“Art is all around us”: End-of-year art show at Eden Lake immersed visitors in student creativity

Karen Mcginley’s third-grade Mosaic class excitedly made their way through the Eden Lake gymnasium doors. It was late morning on the last Friday of the 2024-25 school year, and throughout the day, classes across Eden Lake would take turns visiting the gym. But it wasn’t physical activity waiting for them on the other side of those doors — it was a very different kind of immersive experience.
As the students entered the gym, they found themselves in a darkened makeshift hallway lined with paper fireflies that glowed with bright neon blacklight paint. Upbeat music pumped into the room through a stereo. At the end of the hallway was a curtain. Students brushed it aside and immediately found themselves inside the colorful world of “Flight,” Eden Lake’s student art installation that had taken over the gym at the end of the school year. Cloudy paper skies filled with butterflies covered the walls. Paper mache airplanes and hot air balloons hung from mobiles spread across the gym. Kites twisted on dangling strings. A section in the back corner led visitors through a maze of paper birds. “My sister told me, ‘Your heart exploded in here,’” laughed Eden Lake art teacher Sarah Menth, who had organized the show. “It’s so fulfilling and it’s so rewarding.”
Since January, each student at Eden Lake had been working on an art project that would appear in “Flight”: kindergartners made the fireflies, first grade the butterflies, second the birds, third the kites, fourth the hot air balloons and fifth the airplanes. Menth designed the show as a rigorous and fulfilling hands-on way to approach curriculum, where students worked on skills like cutting, sculpture and painting, all as part of a schoolwide effort to create the immersive show. “It shows kids that together, all the way from kindergarten to fifth grade… you come together and you can create this huge impact,” said then-principal of Eden Lake Tim Beekmann. Beekmann was taking visitors through the art show that day, too, as part of his “goodbye” to Eden Lake and to his 33 years of service at Eden Prairie Schools. “It’s so beautiful,” he beamed.
“Flight” served as an end-of-year celebration of months of work by students and staff, plus all of the community members who pitched in. “An incredible amount of PTO members, friends, colleagues” helped Menth, she said. “My cup was just overflowing.” Some students brought home their projects to get help from family, and Menth’s daughter and husband built the mobiles. The support brought out the possibilities of what students could accomplish. “I want people to see how talented our students are. They can do just about anything if you give them the tools,” Menth said.

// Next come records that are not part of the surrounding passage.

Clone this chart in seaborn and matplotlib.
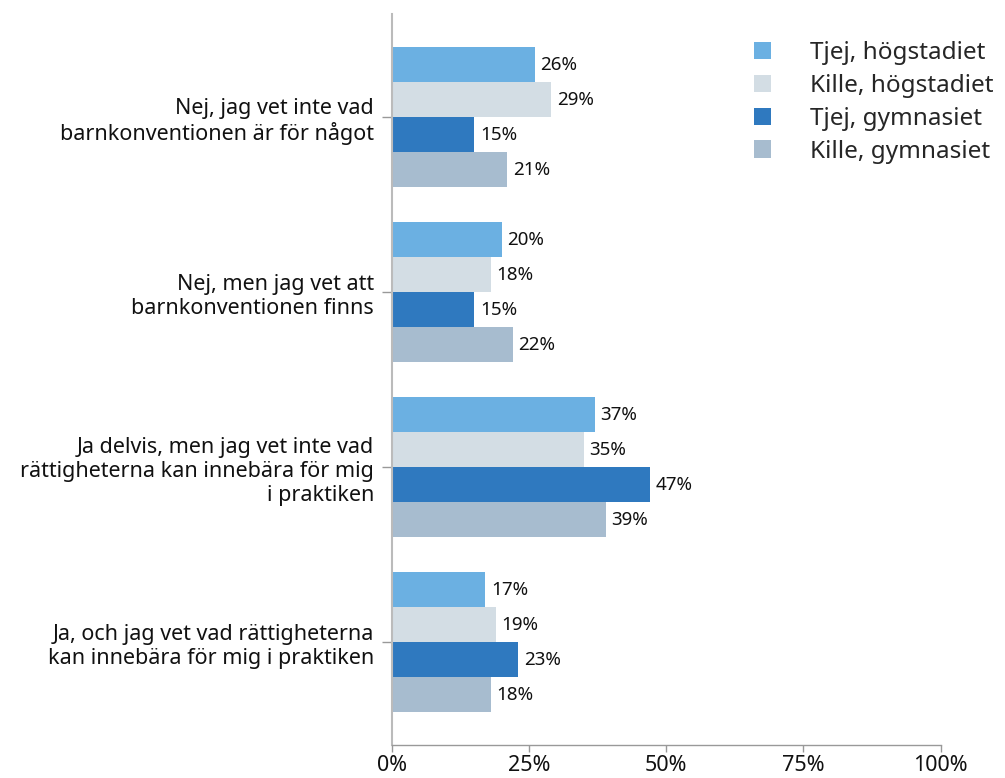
import pandas as pd
import matplotlib
matplotlib.use("Agg")
import matplotlib.pyplot as plt
import seaborn as sns

# ------------------------------
# Data
# ------------------------------
answers = [
    "Nej, jag vet inte vad\nbarnkonventionen är för något",
    "Nej, men jag vet att\nbarnkonventionen finns",
    "Ja delvis, men jag vet inte vad\nrättigheterna kan innebära för mig\ni praktiken",
    "Ja, och jag vet vad rättigheterna\nkan innebära för mig i praktiken",
]
groups = ["Tjej, högstadiet", "Kille, högstadiet", "Tjej, gymnasiet", "Kille, gymnasiet"]
tjej_hog = [26, 20, 37, 17]
kille_hog = [29, 18, 35, 19]
tjej_gym = [15, 15, 47, 23]
kille_gym = [21, 22, 39, 18]
colors = ["#6BB0E2", "#D3DDE4", "#2F79BF", "#A7BCCF"]
xticks = [0, 25, 50, 75, 100]

rows = []
for g, vals in zip(groups, [tjej_hog, kille_hog, tjej_gym, kille_gym]):
    for a, v in zip(answers, vals):
        rows.append({"Svar": a, "Grupp": g, "Andel": v})
df = pd.DataFrame(rows)

# ------------------------------
# Plot
# ------------------------------
sns.set_style("white")
plt.rcParams["font.family"] = ["Noto Sans", "DejaVu Sans"]

fig = plt.figure(figsize=(10.05, 7.78), dpi=100)
ax = fig.add_axes([0.390, 0.042, 0.546, 0.940])

sns.barplot(data=df, y="Svar", x="Andel", hue="Grupp", hue_order=groups,
            order=answers, palette=colors, orient="h", width=0.8,
            saturation=1, linewidth=0, ax=ax)

for cont in ax.containers:
    ax.bar_label(cont, fmt="%d%%", padding=4, fontsize=13.5, color="#111111")

ax.set_xlim(0, 100)
ax.set_ylim(3.59, -0.59)
ax.set_xticks(xticks)
ax.set_xticklabels([f"{t}%" for t in xticks], fontsize=15.5, color="#111111")
ax.set_xlabel("")
ax.set_ylabel("")
for lbl in ax.get_yticklabels():
    lbl.set_fontsize(15.5)
    lbl.set_linespacing(1.2)
    lbl.set_color("#111111")

sns.despine(ax=ax, top=True, right=True)
ax.spines["left"].set_color("#bbbbbb")
ax.spines["left"].set_linewidth(1.5)
ax.spines["bottom"].set_color("#999999")
ax.spines["bottom"].set_linewidth(1)
ax.tick_params(axis="x", length=5, color="#999999", width=1, pad=2, bottom=True)
ax.tick_params(axis="y", length=7, color="#999999", width=1, pad=6, left=True)

sns.move_legend(ax, "upper left", bbox_to_anchor=(0.728, 0.975),
                bbox_transform=fig.transFigure, frameon=False, title=None,
                fontsize=17.5, handlelength=0.72, handleheight=0.72,
                handletextpad=1.6, labelspacing=0.36)

fig.savefig("out.png", dpi=100)
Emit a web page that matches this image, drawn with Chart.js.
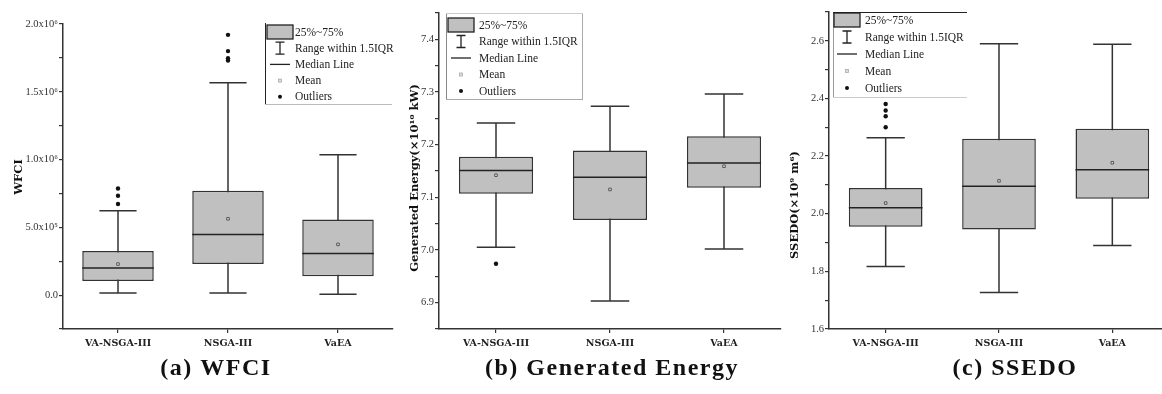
<!DOCTYPE html>
<html>
<head>
<meta charset="utf-8">
<script src="https://cdn.jsdelivr.net/npm/chart.js@4.4.1/dist/chart.umd.min.js"></script>
<style>
  html, body { margin: 0; padding: 0; background: #fff; overflow: hidden; }
  #wrap { position: relative; width: 1162px; height: 394px; overflow: hidden; }
  canvas { position: absolute; top: 0; }
</style>
</head>
<body>
<div id="wrap">
  <canvas id="wfci" width="400" height="394" style="left:0px"></canvas>
  <canvas id="energy" width="400" height="394" style="left:390px"></canvas>
  <canvas id="ssedo" width="400" height="394" style="left:775px"></canvas>
</div>
<script>
// categories shared by the three panels
const categories = ['VA-NSGA-III', 'NSGA-III', 'VaEA'];
const legendLabels = ['25%~75%', 'Range within 1.5IQR', 'Median Line', 'Mean', 'Outliers'];

// (a) WFCI
const wfciLow = [15000, 15000, 7000];
const wfciQ1 = [105000, 230000, 140000];
const wfciMedian = [200000, 447000, 307000];
const wfciQ3 = [325000, 770000, 558000];
const wfciHigh = [623000, 1567000, 1035000];
const wfciMean = [229000, 563000, 374000];
const wfciOutliers = [[672000, 733000, 787000], [1730000, 1747000, 1800000, 1920000], []];
const wfciTicks = [0, 500000, 1000000, 1500000, 2000000];
const wfciTickLabels = ['0.0', '5.0x10⁵', '1.0x10⁶', '1.5x10⁶', '2.0x10⁶'];

// (b) Generated Energy
const energyLow = [7.005, 6.903, 7.002];
const energyQ1 = [7.107, 7.057, 7.118];
const energyMedian = [7.151, 7.138, 7.165];
const energyQ3 = [7.177, 7.189, 7.216];
const energyHigh = [7.241, 7.273, 7.296];
const energyMean = [7.142, 7.115, 7.159];
const energyOutliers = [[6.974], [], []];
const energyTicks = [6.9, 7.0, 7.1, 7.2, 7.3, 7.4];
const energyTickLabels = ['6.9', '7.0', '7.1', '7.2', '7.3', '7.4'];

// (c) SSEDO
const ssedoLow = [1.817, 1.727, 1.890];
const ssedoQ1 = [1.955, 1.945, 2.052];
const ssedoMedian = [2.021, 2.095, 2.153];
const ssedoQ3 = [2.089, 2.260, 2.295];
const ssedoHigh = [2.264, 2.590, 2.588];
const ssedoMean = [2.037, 2.114, 2.177];
const ssedoOutliers = [[2.300, 2.338, 2.358, 2.381], [], []];
const ssedoTicks = [1.6, 1.8, 2.0, 2.2, 2.4, 2.6];
const ssedoTickLabels = ['1.6', '1.8', '2.0', '2.2', '2.4', '2.6'];

/**
 * whiskers + median line, drawn around the floating bar (box)
 */
const whiskerPlugin = {
    id: 'whiskers',
    beforeDatasetDraw(chart, args) {
        const w = chart.data.datasets[args.index].whisker;
        if (!w) return;
        const ctx = chart.ctx, y = chart.scales.y;
        ctx.save();
        ctx.strokeStyle = '#333';
        ctx.lineWidth = 1.5;
        args.meta.data.forEach((bar, i) => {
            const x = bar.x, half = bar.width * 0.26;
            const yl = y.getPixelForValue(w.low[i]), yh = y.getPixelForValue(w.high[i]);
            ctx.beginPath();
            ctx.moveTo(x, yl); ctx.lineTo(x, yh);
            ctx.moveTo(x - half, yl); ctx.lineTo(x + half, yl);
            ctx.moveTo(x - half, yh); ctx.lineTo(x + half, yh);
            ctx.stroke();
        });
        ctx.restore();
    },
    afterDatasetDraw(chart, args) {
        const w = chart.data.datasets[args.index].whisker;
        if (!w) return;
        const ctx = chart.ctx, y = chart.scales.y;
        ctx.save();
        ctx.strokeStyle = '#222';
        ctx.lineWidth = 1.5;
        args.meta.data.forEach((bar, i) => {
            const ym = y.getPixelForValue(w.median[i]);
            ctx.beginPath();
            ctx.moveTo(bar.x - bar.width / 2, ym);
            ctx.lineTo(bar.x + bar.width / 2, ym);
            ctx.stroke();
        });
        ctx.restore();
    }
};

// legend box, y title and caption
const decorPlugin = {
    id: 'decor',
    afterDraw(chart, args, o) {
        const ctx = chart.ctx;
        ctx.save();
        // legend
        const lg = o.legend;
        const [x1, y1, x2, y2] = lg.box;
        ctx.lineWidth = 1;
        const side = (c, ax, ay, bx, by) => {
            if (!c) return;
            ctx.strokeStyle = c;
            ctx.beginPath(); ctx.moveTo(ax, ay); ctx.lineTo(bx, by); ctx.stroke();
        };
        side(lg.sides.left, x1 + 0.5, y1, x1 + 0.5, y2);
        side(lg.sides.right, x2 - 0.5, y1, x2 - 0.5, y2);
        side(lg.sides.top, x1, y1 + 0.5, x2, y1 + 0.5);
        side(lg.sides.bottom, x1, y2 - 0.5, x2, y2 - 0.5);
        ctx.font = '11.5px "Liberation Serif"';
        ctx.textBaseline = 'middle';
        ctx.textAlign = 'left';
        legendLabels.forEach((t, i) => {
            const yy = lg.row0 + i * lg.dy, ic = lg.ic;
            ctx.strokeStyle = '#222';
            ctx.lineWidth = 1.3;
            if (i === 0) {
                ctx.fillStyle = '#c0c0c0';
                ctx.fillRect(ic - 13, yy - 7, 26, 14);
                ctx.strokeRect(ic - 13, yy - 7, 26, 14);
            } else if (i === 1) {
                ctx.beginPath();
                ctx.moveTo(ic, yy - 6); ctx.lineTo(ic, yy + 6);
                ctx.moveTo(ic - 4.5, yy - 6); ctx.lineTo(ic + 4.5, yy - 6);
                ctx.moveTo(ic - 4.5, yy + 6); ctx.lineTo(ic + 4.5, yy + 6);
                ctx.stroke();
            } else if (i === 2) {
                ctx.beginPath(); ctx.moveTo(ic - 10, yy); ctx.lineTo(ic + 10, yy); ctx.stroke();
            } else if (i === 3) {
                ctx.fillStyle = '#ddd';
                ctx.fillRect(ic - 1.5, yy - 1.5, 3, 3);
                ctx.strokeStyle = '#aaa'; ctx.lineWidth = 0.8;
                ctx.strokeRect(ic - 1.5, yy - 1.5, 3, 3);
            } else {
                ctx.fillStyle = '#111';
                ctx.beginPath(); ctx.arc(ic, yy, 2, 0, Math.PI * 2); ctx.fill();
            }
            ctx.fillStyle = '#222';
            ctx.fillText(t, lg.tx, yy + 0.5);
        });
        // y title
        ctx.save();
        ctx.translate(o.yTitle.x, o.yTitle.y);
        ctx.rotate(-Math.PI / 2);
        ctx.font = 'bold 11.5px "DejaVu Serif"';
        ctx.fillStyle = '#111';
        ctx.textAlign = 'center';
        ctx.textBaseline = 'middle';
        ctx.fillText(o.yTitle.text, 0, 0);
        ctx.restore();
        // caption
        ctx.font = 'bold 24px "Liberation Serif"';
        ctx.letterSpacing = '1.5px';
        ctx.fillStyle = '#111';
        ctx.textAlign = 'center';
        ctx.textBaseline = 'alphabetic';
        ctx.fillText(o.caption.text, o.caption.x, o.caption.y);
        ctx.restore();
    }
};

function outlierPoints(list) {
    const pts = [];
    list.forEach((vals, i) => vals.forEach(v => pts.push({ x: categories[i], y: v })));
    return pts;
}

function boxChart(id, p) {
    return new Chart(document.getElementById(id), {
        data: {
            labels: categories,
            datasets: [
                {
                    type: 'line', label: 'Outliers', data: outlierPoints(p.outliers),
                    showLine: false, pointStyle: 'circle', pointRadius: 2.2,
                    pointBackgroundColor: '#111', pointBorderWidth: 0
                },
                {
                    type: 'line', label: 'Mean', data: p.mean,
                    showLine: false, pointStyle: 'rect', pointRadius: 1.8,
                    pointBackgroundColor: '#ddd', pointBorderColor: '#555', pointBorderWidth: 1
                },
                {
                    type: 'bar', label: '25%~75%',
                    data: p.q1.map((v, i) => [v, p.q3[i]]),
                    backgroundColor: '#c0c0c0', borderColor: '#333', borderWidth: 1.5,
                    borderSkipped: false, barPercentage: 0.65, categoryPercentage: 1,
                    whisker: { low: p.low, high: p.high, median: p.median }
                }
            ]
        },
        options: {
            responsive: false,
            animation: false,
            layout: { padding: { left: 0, right: p.padRight, top: p.padTop, bottom: 35 } },
            plugins: {
                legend: { display: false },
                tooltip: { enabled: false },
                decor: { legend: p.legend, yTitle: p.yTitle, caption: p.caption }
            },
            scales: {
                x: {
                    type: 'category',
                    offset: true,
                    grid: { drawOnChartArea: false, offset: false, tickLength: 4, color: '#333', lineWidth: 1.2 },
                    border: { color: '#333', width: 1.5 },
                    ticks: { font: { family: 'DejaVu Serif', weight: 'bold', size: 9.5 }, color: '#222', padding: 5, maxRotation: 0 },
                    afterFit: s => { s.height = 30; }
                },
                y: {
                    min: p.min, max: p.max,
                    grid: { drawOnChartArea: false, tickLength: 4, color: '#333', lineWidth: 1.2 },
                    border: { color: '#333', width: 1.5 },
                    ticks: {
                        stepSize: p.step, autoSkip: false, padding: 1, color: '#333',
                        font: { family: 'Liberation Serif', size: 10.5 },
                        callback: v => {
                            const k = p.ticks.findIndex(t => Math.abs(t - v) < p.step / 100);
                            return k >= 0 ? p.tickLabels[k] : '';
                        }
                    },
                    afterFit: s => { s.width = p.axisLeft; }
                }
            }
        },
        plugins: [whiskerPlugin, decorPlugin]
    });
}

boxChart('wfci', {
    low: wfciLow, q1: wfciQ1, median: wfciMedian, q3: wfciQ3, high: wfciHigh,
    mean: wfciMean, outliers: wfciOutliers, ticks: wfciTicks, tickLabels: wfciTickLabels,
    min: -250000, max: 2000000, step: 250000,
    axisLeft: 63, padTop: 24, padRight: 7,
    legend: { box: [265, 23, 392, 105], sides: { left: '#222', bottom: '#bbb' }, row0: 32, dy: 16.2, ic: 280, tx: 295 },
    yTitle: { text: 'WFCI', x: 19, y: 177 },
    caption: { text: '(a) WFCI', x: 216, y: 375 }
});

boxChart('energy', {
    low: energyLow, q1: energyQ1, median: energyMedian, q3: energyQ3, high: energyHigh,
    mean: energyMean, outliers: energyOutliers, ticks: energyTicks, tickLabels: energyTickLabels,
    min: 6.85, max: 7.45, step: 0.05,
    axisLeft: 49, padTop: 13, padRight: 9,
    legend: { box: [56, 13, 193, 100], sides: { left: '#888', right: '#aaa', top: '#ccc', bottom: '#aaa' }, row0: 25, dy: 16.5, ic: 71, tx: 89 },
    yTitle: { text: 'Generated Energy(×10¹⁰ kW)', x: 25, y: 178 },
    caption: { text: '(b) Generated Energy', x: 222, y: 375 }
});

boxChart('ssedo', {
    low: ssedoLow, q1: ssedoQ1, median: ssedoMedian, q3: ssedoQ3, high: ssedoHigh,
    mean: ssedoMean, outliers: ssedoOutliers, ticks: ssedoTicks, tickLabels: ssedoTickLabels,
    min: 1.6, max: 2.7, step: 0.1,
    axisLeft: 54, padTop: 12, padRight: 6,
    legend: { box: [58, 12, 192, 98], sides: { left: '#999', top: '#222', bottom: '#ccc' }, row0: 20, dy: 17, ic: 72, tx: 90 },
    yTitle: { text: 'SSEDO(×10⁹ m⁶)', x: 20, y: 205 },
    caption: { text: '(c) SSEDO', x: 240, y: 375 }
});
</script>
</body>
</html>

The show itself — though incredible — wasn’t the only thing to come from all those months of work. The process of learning, and the confidence that students built along the way, was just as important. “What I was doing with my students with colleagues’ support was… just letting them know how valued and important they are when we all come together,” said Menth. “It just brings so much joy to my heart.”